My husband and I are deciding whether or not to get a second dog. Our first—Maisie—is almost nine and doing well (knock wood!), though she now and again shows her age. Walking with her, snuggling her, and playing catch with her (when she deigns to bring back her ball instead of engaging in her own mischievous brand of keep away) are absolute pleasures and I can’t imagine our life without her. We don’t have any children—we agreed early on in our relationship that we wanted to build a life without children, even though we are devoted aunt and uncle to our nieces and nephews, both actual and honorary. But Maisie is our baby, of that we have no doubt. My husband feels sure that it would be mutually beneficial for Maisie and New Dog, and put a renewed spring in Maisie’s step while offering guidance to the whippersnapper as he or she tumbles around during the first years of life. I, however, am not so sure. What if Maisie responds to the new pooch with growing stress and the addition to our family exacerbates age-related aggression rather than encouraging playfulness? What if we can’t handle the added work of raising a new dog? Two dogs are double the work, double the cost, and double the effort. My heart wants to say yes, because I know how much joy dogs bring to our lives, but my head keeps coming up with reasons to say no. Can you help?
Double Dog Dare
Dear Double Dog Dare,
When my daughter and her husband were expecting their second child, who is now three and a half, they asked me to visit while they prepared the nursery, spent time alone with one another and with their first born—a delightfully precocious and sensitive child of six at the time—and tried to “batten down the hatches” in advance of a major shift that was certain to usher in unanticipated changes to their growing family. I hopped at the chance to support them, as they had moved away from Vermont for employment prospects and my chances to be with them were few and far between. But I know I provoked discomfort when I swooped in with my grandmotherly kisses and quickly administered a Cassandra-like warning: Make a plan in writing lest ye be upended by a torrent of responsibilities. Write it down, I told them, even if you don’t think you need to. Make a list of duties and draw up a calendar that clearly defines what each partner is charged with on a day-to-day basis. I highly suggest you do the same. Vis: “X walks the dogs on Monday, Wednesday and Friday; Y takes them on Tuesday, Thursday and Saturday. On Sundays, we always make time for an extended play session together and then make dinner before curling up by the fire. X takes them to the vet in the spring; Y does it in the fall. When emergencies arise, X and Y promise not to blame each other but instead work to resolve the problem with the greater good in mind.” Negotiate. Evaluate your time and be honest with one another about what you can each do in service of your family.
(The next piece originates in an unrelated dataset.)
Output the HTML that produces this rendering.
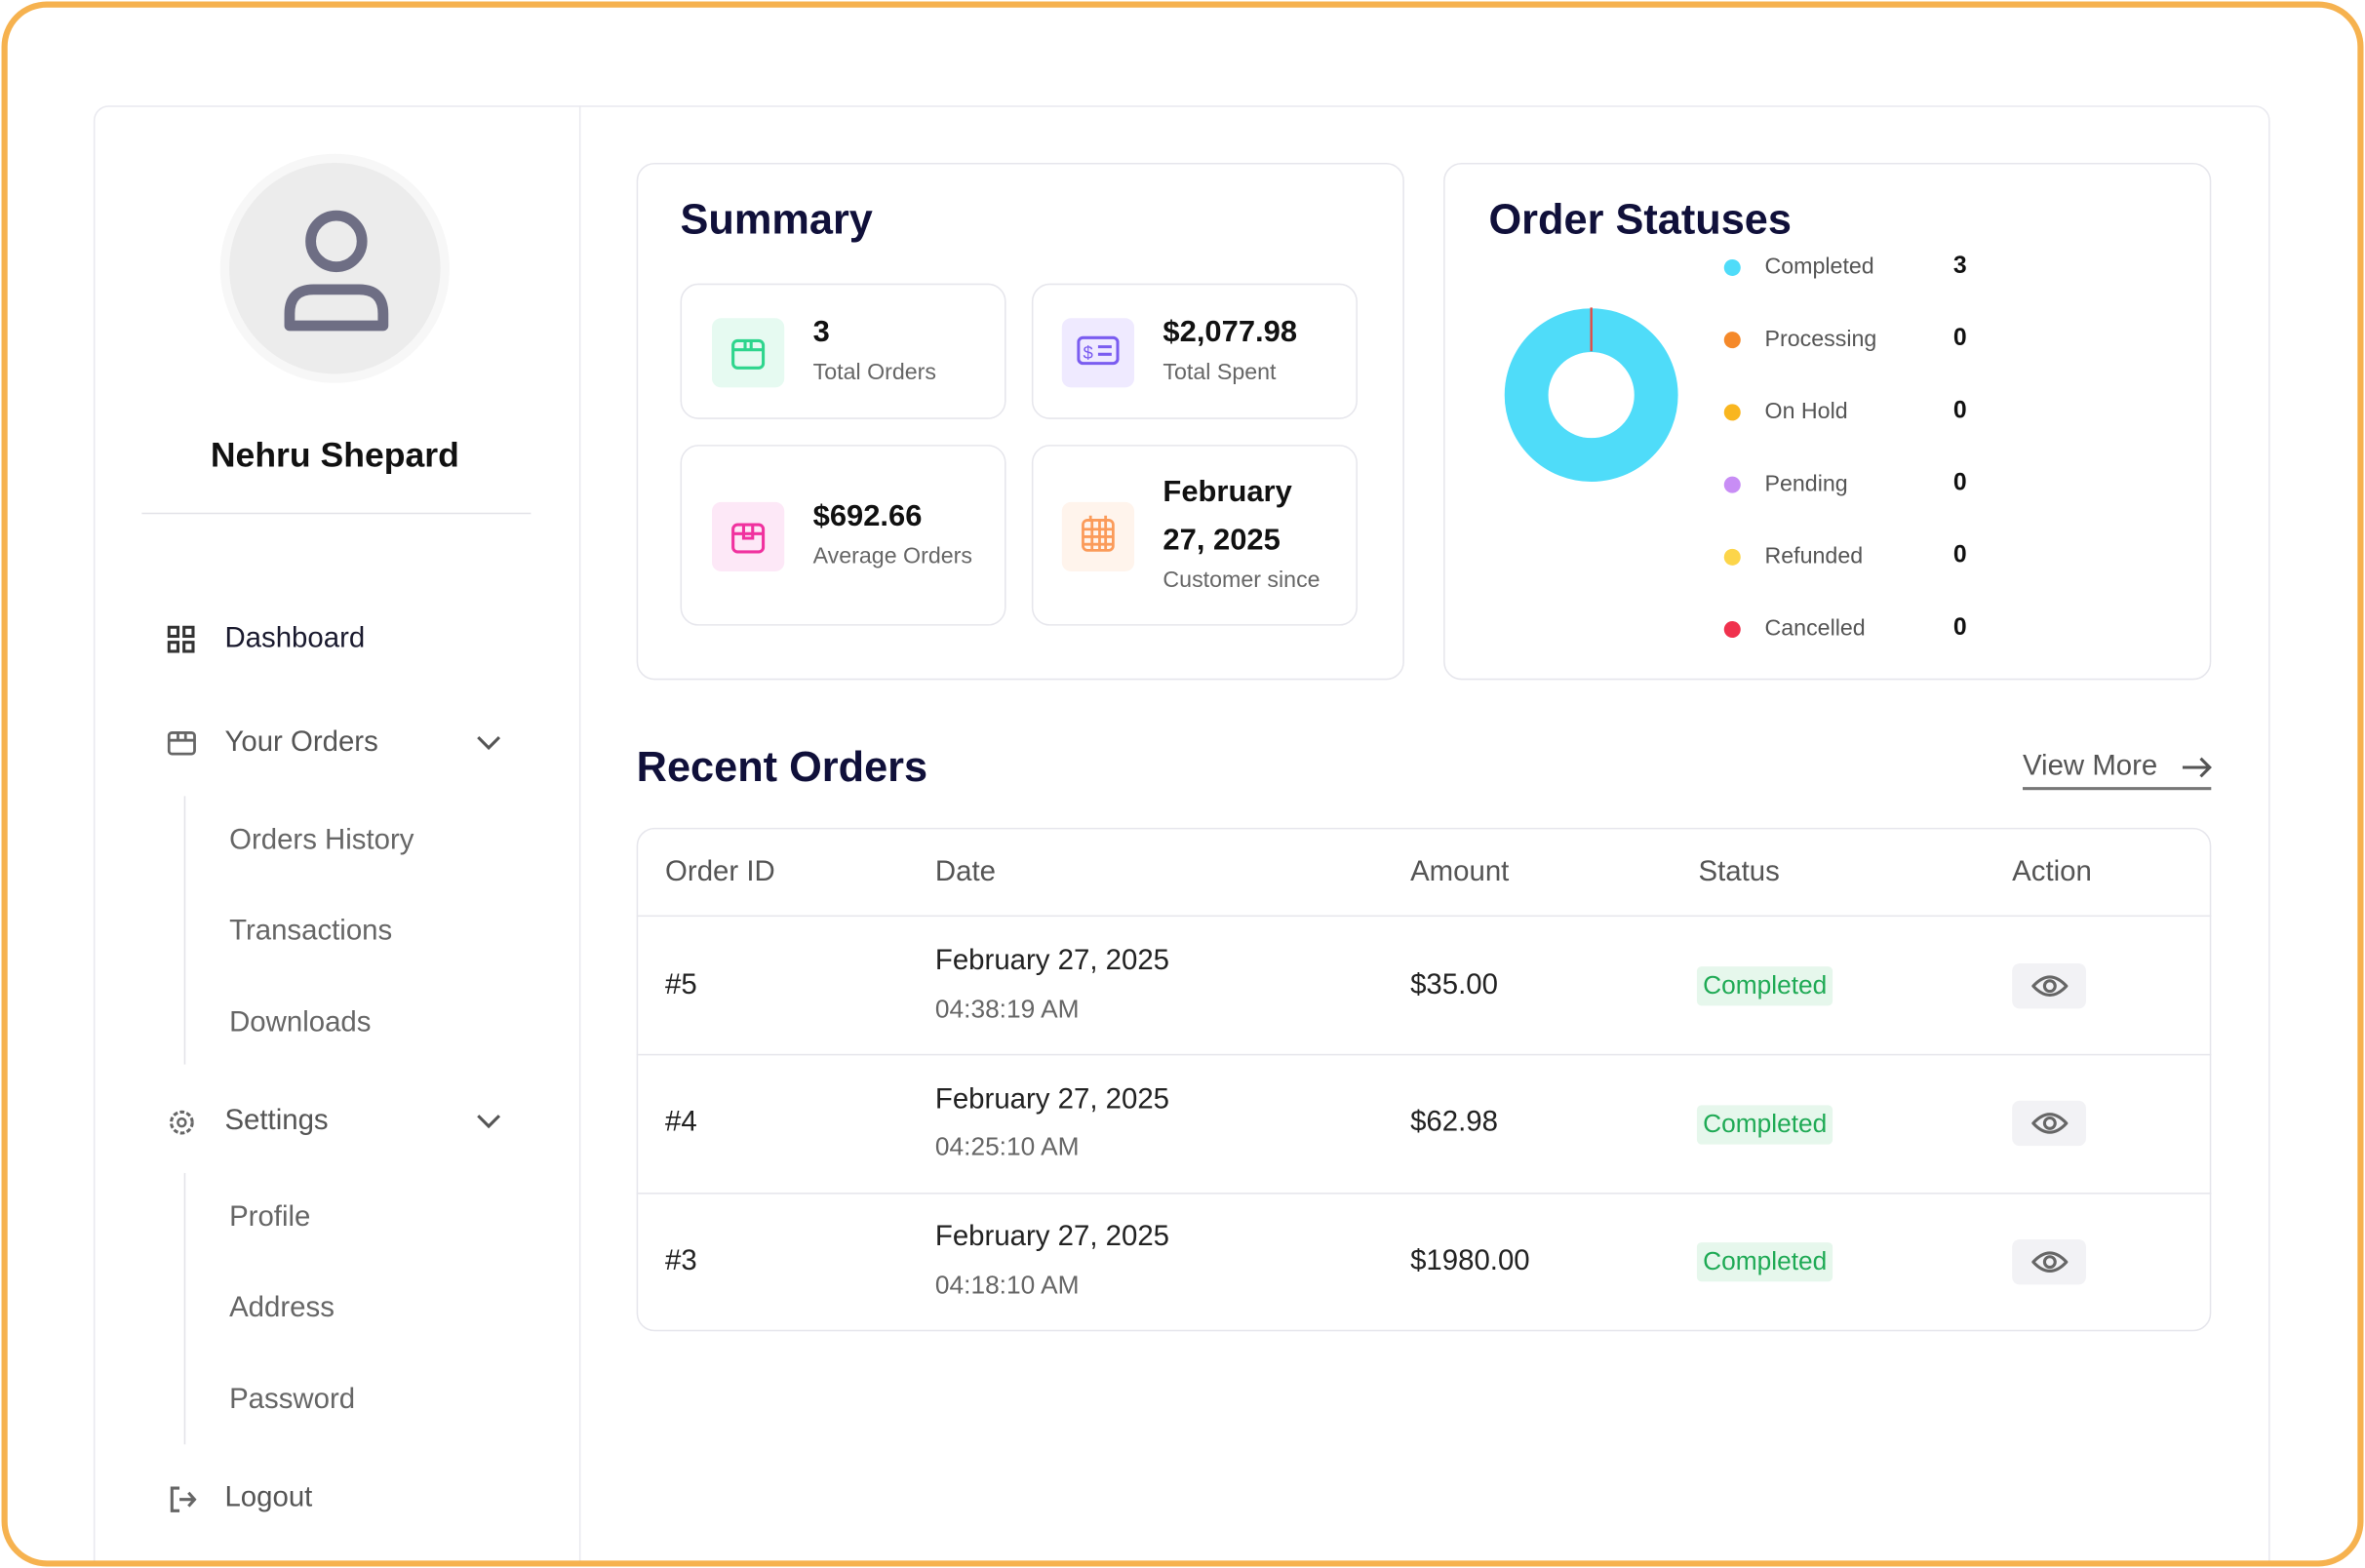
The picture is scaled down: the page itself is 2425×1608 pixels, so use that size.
<!DOCTYPE html>
<html><head><meta charset="utf-8"><style>
*{box-sizing:border-box;margin:0;padding:0}
html,body{width:2425px;height:1608px;overflow:hidden;background:#fff}
#s{position:absolute;left:0;top:0;width:1568px;height:1040px;transform:scale(1.5466,1.5462);transform-origin:0 0;font-family:"Liberation Sans",sans-serif;overflow:hidden}
.a{position:absolute}
.frame{left:1px;top:1px;width:1566px;height:1038px;border:4px solid #f6b24f;border-radius:30px;z-index:5}
.panel{left:62px;top:70px;width:1443px;height:1000px;border:1px solid #e9e9ef;border-radius:10px}
.t{position:absolute;white-space:nowrap;transform:translateY(-50%)}
.card{position:absolute;border:1px solid #e6e6ec;border-radius:12px;background:#fff}
.ib{position:absolute;width:48px;height:46px;border-radius:6px}
.h{font-weight:bold;font-size:28px;color:#10103a}
.dot{position:absolute;width:11px;height:11px;border-radius:50%}
.row{position:absolute;left:422px;width:1044px;border-top:1px solid #e6e6ec}
.badge{position:absolute;background:#e6f7ec;color:#1faa55;font-size:17px;padding:3px 4px;border-radius:3px;transform:translateY(-50%)}
.eye{position:absolute;left:1334px;width:49px;height:30px;background:#f2f2f5;border-radius:5px;transform:translateY(-50%)}
.clip{position:absolute;left:0;top:0;width:1568px;height:1036px;overflow:hidden}
</style></head><body><div id="s">
<div class="clip">
<div class="a panel"></div>
<div class="a" style="left:384px;top:70px;width:1px;height:970px;background:#e9e9ef"></div>
</div>
<div class="a frame"></div>
<div class="a" style="left:146px;top:102px;width:152px;height:152px;border-radius:50%;background:#f7f7f7"></div>
<div class="a" style="left:152px;top:108px;width:140px;height:140px;border-radius:50%;background:#ececec"></div>
<svg class="a" style="left:186px;top:138px" width="74" height="84" viewBox="0 0 74 84"><circle cx="37" cy="22" r="17" fill="none" stroke="#6e6e84" stroke-width="7"/><path d="M6 78 V70 Q6 54 22 54 H52 Q68 54 68 70 V78 Z" fill="none" stroke="#6e6e84" stroke-width="7" stroke-linejoin="round"/></svg>
<div class="t" style="left:222px;top:302px;transform:translate(-50%,-50%);font-size:23px;font-weight:bold;color:#111">Nehru Shepard</div>
<div class="a" style="left:94px;top:340px;width:258px;height:1px;background:#e3e3e8"></div>
<svg class="a" style="left:111px;top:415px" width="19" height="19"><g fill="none" stroke="#333" stroke-width="2"><rect x="1" y="1" width="6" height="6"/><rect x="11" y="1" width="6" height="6"/><rect x="1" y="11" width="6" height="6"/><rect x="11" y="11" width="6" height="6"/></g></svg>
<div class="t" style="left:149px;top:424px;font-size:19px;color:#1a1a2e">Dashboard</div>
<svg class="a" style="left:111px;top:484px" width="19" height="17"><g fill="none" stroke="#666" stroke-width="1.8"><rect x="1" y="2" width="17" height="14" rx="2"/><path d="M1 7H18M7 2V7M12 2V7"/></g></svg>
<div class="t" style="left:149px;top:493px;font-size:19px;color:#555">Your Orders</div>
<svg class="a" style="left:315px;top:487px" width="18" height="12"><path d="M2 2L9 9L16 2" fill="none" stroke="#555" stroke-width="2"/></svg>
<div class="a" style="left:122px;top:528px;width:1px;height:178px;background:#e3e3e8"></div>
<div class="t" style="left:152px;top:558px;font-size:19px;color:#666">Orders History</div>
<div class="t" style="left:152px;top:618px;font-size:19px;color:#666">Transactions</div>
<div class="t" style="left:152px;top:679px;font-size:19px;color:#666">Downloads</div>
<svg class="a" style="left:111px;top:735px" width="19" height="19"><circle cx="9.5" cy="9.5" r="7" fill="none" stroke="#666" stroke-width="2" stroke-dasharray="3 1.5"/><circle cx="9.5" cy="9.5" r="2.6" fill="none" stroke="#666" stroke-width="1.6"/></svg>
<div class="t" style="left:149px;top:744px;font-size:19px;color:#555">Settings</div>
<svg class="a" style="left:315px;top:738px" width="18" height="12"><path d="M2 2L9 9L16 2" fill="none" stroke="#555" stroke-width="2"/></svg>
<div class="a" style="left:122px;top:778px;width:1px;height:180px;background:#e3e3e8"></div>
<div class="t" style="left:152px;top:808px;font-size:19px;color:#666">Profile</div>
<div class="t" style="left:152px;top:868px;font-size:19px;color:#666">Address</div>
<div class="t" style="left:152px;top:929px;font-size:19px;color:#666">Password</div>
<svg class="a" style="left:111px;top:985px" width="20" height="19"><path d="M8 2H3V17H8M8 9.5H18M14 5L18 9.5L14 14" fill="none" stroke="#666" stroke-width="2"/></svg>
<div class="t" style="left:149px;top:994px;font-size:19px;color:#555">Logout</div>

<div class="card" style="left:422px;top:108px;width:509px;height:343px"></div>
<div class="t h" style="left:451px;top:146px">Summary</div>
<div class="card" style="left:451px;top:188px;width:216px;height:90px"></div>
<div class="card" style="left:684px;top:188px;width:216px;height:90px"></div>
<div class="card" style="left:451px;top:295px;width:216px;height:120px"></div>
<div class="card" style="left:684px;top:295px;width:216px;height:120px"></div>
<div class="ib" style="left:472px;top:211px;background:#e6faf1"></div>
<svg class="a" style="left:484px;top:222px" width="24" height="24"><g fill="none" stroke="#2ed58d" stroke-width="2"><rect x="2" y="4" width="20" height="18" rx="3"/><path d="M2 10H22M10 4V10M14 4V10"/></g></svg>
<div class="ib" style="left:704px;top:211px;background:#efeaff"></div>
<svg class="a" style="left:714px;top:222px" width="28" height="22"><g fill="none" stroke="#7a5cf0" stroke-width="2"><rect x="1" y="2" width="26" height="17" rx="3"/><path d="M14 8H23M14 13H23"/></g><text x="4" y="16" font-size="12" fill="#7a5cf0" font-family="Liberation Sans">$</text></svg>
<div class="ib" style="left:472px;top:333px;background:#fde8f7"></div>
<svg class="a" style="left:484px;top:344px" width="24" height="24"><g fill="none" stroke="#f0329f" stroke-width="2"><rect x="2" y="4" width="20" height="18" rx="3"/><path d="M2 10H22M9 4V13H15V4"/></g></svg>
<div class="ib" style="left:704px;top:333px;background:#fff4ec"></div>
<svg class="a" style="left:717px;top:341px" width="22" height="26"><g fill="none" stroke="#fb9b5a" stroke-width="1.8"><rect x="1" y="4" width="20" height="20" rx="3"/><path d="M1 10H21M1 15H21M1 20H21M7 4V24M12 4V24M16 4V24M6 1V5M16 1V5"/></g></svg>
<div class="t" style="left:539px;top:221px;font-size:20px;font-weight:bold;color:#111">3</div>
<div class="t" style="left:539px;top:247px;font-size:15px;color:#666">Total Orders</div>
<div class="t" style="left:771px;top:221px;font-size:20px;font-weight:bold;color:#111">$2,077.98</div>
<div class="t" style="left:771px;top:247px;font-size:15px;color:#666">Total Spent</div>
<div class="t" style="left:539px;top:343px;font-size:20px;font-weight:bold;color:#111">$692.66</div>
<div class="t" style="left:539px;top:369px;font-size:15px;color:#666">Average Orders</div>
<div class="t" style="left:771px;top:327px;font-size:20px;font-weight:bold;color:#111">February</div>
<div class="t" style="left:771px;top:359px;font-size:20px;font-weight:bold;color:#111">27, 2025</div>
<div class="t" style="left:771px;top:385px;font-size:15px;color:#666">Customer since</div>

<div class="card" style="left:957px;top:108px;width:509px;height:343px"></div>
<div class="t h" style="left:987px;top:146px">Order Statuses</div>
<svg class="a" style="left:995px;top:202px" width="120" height="120"><circle cx="60" cy="60" r="43" fill="none" stroke="#4fdcf9" stroke-width="29"/><line x1="60" y1="2" x2="60" y2="31" stroke="#e8473f" stroke-width="1.5"/></svg>
<div class="dot" style="left:1143px;top:172px;background:#4fdcf9"></div>
<div class="dot" style="left:1143px;top:220px;background:#f5892a"></div>
<div class="dot" style="left:1143px;top:268px;background:#f9b61f"></div>
<div class="dot" style="left:1143px;top:316px;background:#c88df5"></div>
<div class="dot" style="left:1143px;top:364px;background:#fcd54a"></div>
<div class="dot" style="left:1143px;top:412px;background:#f0314d"></div>
<div class="t" style="left:1170px;top:177px;font-size:15px;color:#555">Completed</div>
<div class="t" style="left:1170px;top:225px;font-size:15px;color:#555">Processing</div>
<div class="t" style="left:1170px;top:273px;font-size:15px;color:#555">On Hold</div>
<div class="t" style="left:1170px;top:321px;font-size:15px;color:#555">Pending</div>
<div class="t" style="left:1170px;top:369px;font-size:15px;color:#555">Refunded</div>
<div class="t" style="left:1170px;top:417px;font-size:15px;color:#555">Cancelled</div>
<div class="t" style="left:1295px;top:177px;font-size:16px;font-weight:bold;color:#111">3</div>
<div class="t" style="left:1295px;top:225px;font-size:16px;font-weight:bold;color:#111">0</div>
<div class="t" style="left:1295px;top:273px;font-size:16px;font-weight:bold;color:#111">0</div>
<div class="t" style="left:1295px;top:321px;font-size:16px;font-weight:bold;color:#111">0</div>
<div class="t" style="left:1295px;top:369px;font-size:16px;font-weight:bold;color:#111">0</div>
<div class="t" style="left:1295px;top:417px;font-size:16px;font-weight:bold;color:#111">0</div>

<div class="t h" style="left:422px;top:509px">Recent Orders</div>
<div class="t" style="left:1341px;top:509px;font-size:19px;color:#555">View More</div>
<svg class="a" style="left:1446px;top:501px" width="21" height="16"><path d="M1 8H19M13 2L19 8L13 14" fill="none" stroke="#555" stroke-width="2"/></svg>
<div class="a" style="left:1341px;top:522px;width:125px;height:2px;background:#777"></div>
<div class="card" style="left:422px;top:549px;width:1044px;height:334px"></div>
<div class="row" style="top:607px"></div>
<div class="row" style="top:699px"></div>
<div class="row" style="top:791px"></div>
<div class="t" style="left:441px;top:579px;font-size:19px;color:#555">Order ID</div>
<div class="t" style="left:620px;top:579px;font-size:19px;color:#555">Date</div>
<div class="t" style="left:935px;top:579px;font-size:19px;color:#555">Amount</div>
<div class="t" style="left:1126px;top:579px;font-size:19px;color:#555">Status</div>
<div class="t" style="left:1334px;top:579px;font-size:19px;color:#555">Action</div>

<div class="t" style="left:441px;top:654px;font-size:19px;color:#222">#5</div>
<div class="t" style="left:620px;top:638px;font-size:19px;color:#222">February 27, 2025</div>
<div class="t" style="left:620px;top:670px;font-size:17px;color:#666">04:38:19 AM</div>
<div class="t" style="left:935px;top:654px;font-size:19px;color:#222">$35.00</div>
<div class="badge" style="left:1125px;top:654px">Completed</div>
<div class="eye" style="top:654px"></div>

<div class="t" style="left:441px;top:745px;font-size:19px;color:#222">#4</div>
<div class="t" style="left:620px;top:730px;font-size:19px;color:#222">February 27, 2025</div>
<div class="t" style="left:620px;top:761px;font-size:17px;color:#666">04:25:10 AM</div>
<div class="t" style="left:935px;top:745px;font-size:19px;color:#222">$62.98</div>
<div class="badge" style="left:1125px;top:746px">Completed</div>
<div class="eye" style="top:745px"></div>

<div class="t" style="left:441px;top:837px;font-size:19px;color:#222">#3</div>
<div class="t" style="left:620px;top:821px;font-size:19px;color:#222">February 27, 2025</div>
<div class="t" style="left:620px;top:853px;font-size:17px;color:#666">04:18:10 AM</div>
<div class="t" style="left:935px;top:837px;font-size:19px;color:#222">$1980.00</div>
<div class="badge" style="left:1125px;top:837px">Completed</div>
<div class="eye" style="top:837px"></div>

<svg class="a" style="left:1347px;top:645px" width="24" height="18"><path d="M1 9Q12 -3 23 9Q12 21 1 9Z" fill="none" stroke="#666" stroke-width="2"/><circle cx="12" cy="9" r="3.5" fill="none" stroke="#666" stroke-width="2"/></svg>
<svg class="a" style="left:1347px;top:736px" width="24" height="18"><path d="M1 9Q12 -3 23 9Q12 21 1 9Z" fill="none" stroke="#666" stroke-width="2"/><circle cx="12" cy="9" r="3.5" fill="none" stroke="#666" stroke-width="2"/></svg>
<svg class="a" style="left:1347px;top:828px" width="24" height="18"><path d="M1 9Q12 -3 23 9Q12 21 1 9Z" fill="none" stroke="#666" stroke-width="2"/><circle cx="12" cy="9" r="3.5" fill="none" stroke="#666" stroke-width="2"/></svg>
</div></body></html>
So often in this modern life do we assume that the tremendous amount of time and energy required to sustain and support our families will evolve organically. Cooking, cleaning, working, taxiing, finding childcare, etc.—these are the tasks that are specific to families with children, but they repeat themselves, with variations, in families of all different configurations. You, your husband and Maisie are a family, with all the rights and responsibilities of such an august entity, and you are not immune from the vagaries wrought by diminishing resources. Prepare for a new family member with a pragmatic assessment of your capabilities. Know that a considered approach to family job descriptions does not threaten the unmitigated bliss of nuzzling a newborn’s neck any more than it can erase the sheer joy of scratching a grateful puppy behind its ears or watching it tumble joyfully with its older, wiser sibling pup. Dogs are our babies—here’s mine right now, looking for a nighttime constitutional and a bit of love—and we must make sure we prepare as much as we can to preserve and protect their physical, emotional and mental well being in concert with our own. The only way we can do that is by knowing ourselves—and ourselves in relation to others. There is no better time to start then now, before you get a good look at those puppy eyes and that sweet, wet snout.
Something tells me you’re about to sign on for double the work, but with proper planning, you’ll be able to enjoy double the love. Good luck!